Brick points toward Tangledrift, an area in Tiny Tina's Wonderlands.

Screenshot: Gearbox

Longtime Borderlands players will notice something…different about Tiny Tina’s Wonderlands: It’s comparatively tamer than its predecessors. That’s by intent, as it’s the first game in the series to feature a “T” rating, something its creative director called a “pillar” of its design in a recent interview, meant to bring the franchise to, in their words, “a wider audience.”

Released last month for consoles and PC, Tiny Tina’s Wonderlands is a spin-off of Gearbox’s Borderlands series of loot-shooters. Set between the events of the second and third games, it largely takes place inside an in-game tabletop RPG called Bunkers & Badasses hosted by the divisive character Tiny Tina. (In fact, the only indication Wonderlands exists in the “real” Borderlands world is the occasional brief glimpse of Tina’s cave between key story beats.)

Borderlands games may be known for featuring billions of procedurally generated guns, but they’ve also picked up a (fair, totally earned) reputation for unrelenting raunchiness. Limbs get shot off, spraying fountains of blood. Characters swear with enough frequency to make an entire fleet of sailors blush. There’s enough suggestive material to make those sailors blush even redder. These games are rated “M” / Mature by the Entertainment Software Rating Board (ESRB)—basically comparable to an “R” rating in the film industry—for a reason. Moving to a “T” / Teen rating is a notable development shift.

“At first, there might have been a little apprehension,” Matt Cox, creative director for Tiny Tina’s Wonderlands (who previously directed the terrific Bounty of Blood expansion for Borderlands 3) told Kotaku in a recent video chat. “But really, outside of a few words, and then gore pieces from, like, humanoids, we didn’t find it honestly that limiting.”

I’ve played a whole lot of Tiny Tina’s Wonderlands over the past month, and didn’t realize it was rated T until about halfway through the campaign. Part of this is due, simply, to the fact that I didn’t even think to check its rating (see: the entire past Borderlands canon). Part of this is due to what the game gets away with. At the end of an early mission, the villain decapitates a main character out of nowhere. Though it’s an obviously brutal, shocking act, in hindsight, there’s not a drop of blood in sight.

“We pressed the boundaries of that teen rating to quite a degree,” Cox said.

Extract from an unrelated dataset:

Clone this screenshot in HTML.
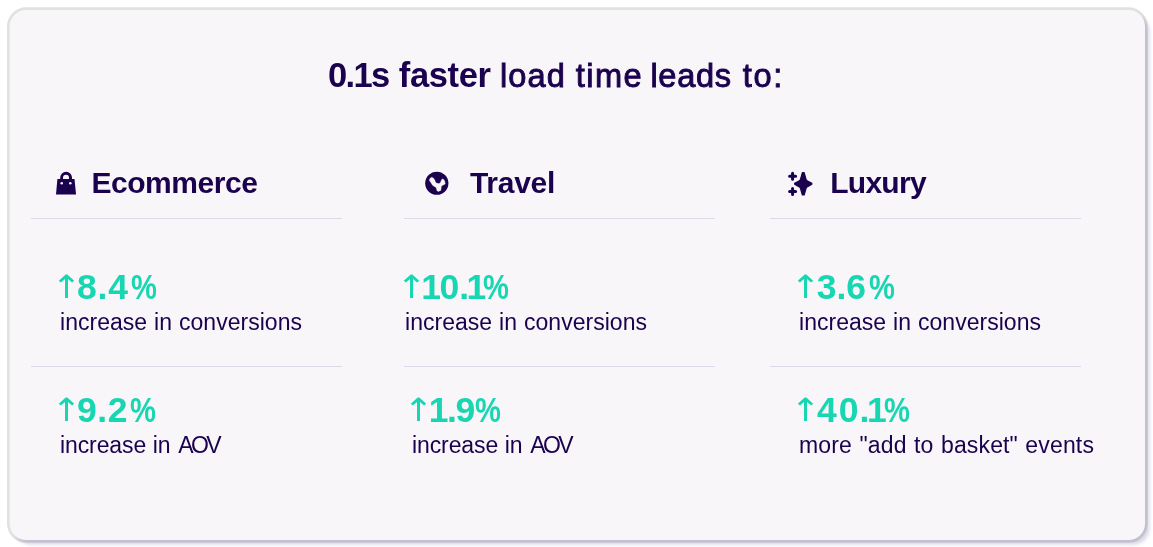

Torgue looks at an ocean he just dropped a bunch of bombs into in Tiny Tina's Wonderlands.

Torgue, blowing up the f****** ocean.
Screenshot: Gearbox / Kotaku

It shows. One side-quest involves you helping a sentient bean find a new place to “germinate,” a line said bean delivers with undertones of vulgarity. The final objective of the quest is, quite literally, to “flick the bean.” The lewd undertones are hard to miss. But it’s all (technically) aboveboard! Or take the famously profane Borderlands character Torgue. In Wonderlands, his curse words are bleeped out with the staccato crunch of a distorted guitar. Typically, bleeping out swear words can be obtrusive or take you out of a moment, but in this case, it actually ends up granting some extra comedic heft to patently ridiculous lines like “Let’s blow up the f****** ocean!!!”

In some moments, though, Gearbox’s intent to avoid an M rating is anything but natural, and even rubs the wrong way. During an early mission, Frette (a robot companion played by Wanda Sykes) refers to a bullshit plot moment as “dragon dookie.” Sykes, arguably one of the funniest stand-up comics of the modern era, is not exactly known for avoiding profanity, so for anyone who’s familiar with her work, the line-read could come off as forced. But ESRB rules are pretty clear to only allow for “mild to moderate use of profanity” in T-rated games.

“We had a pretty good understanding [of] what we could and could not do,” Cox said, though noted there were some surprises. For instance: “We didn’t know that we were going to get a ‘partial nudity’ for mushroom butts.”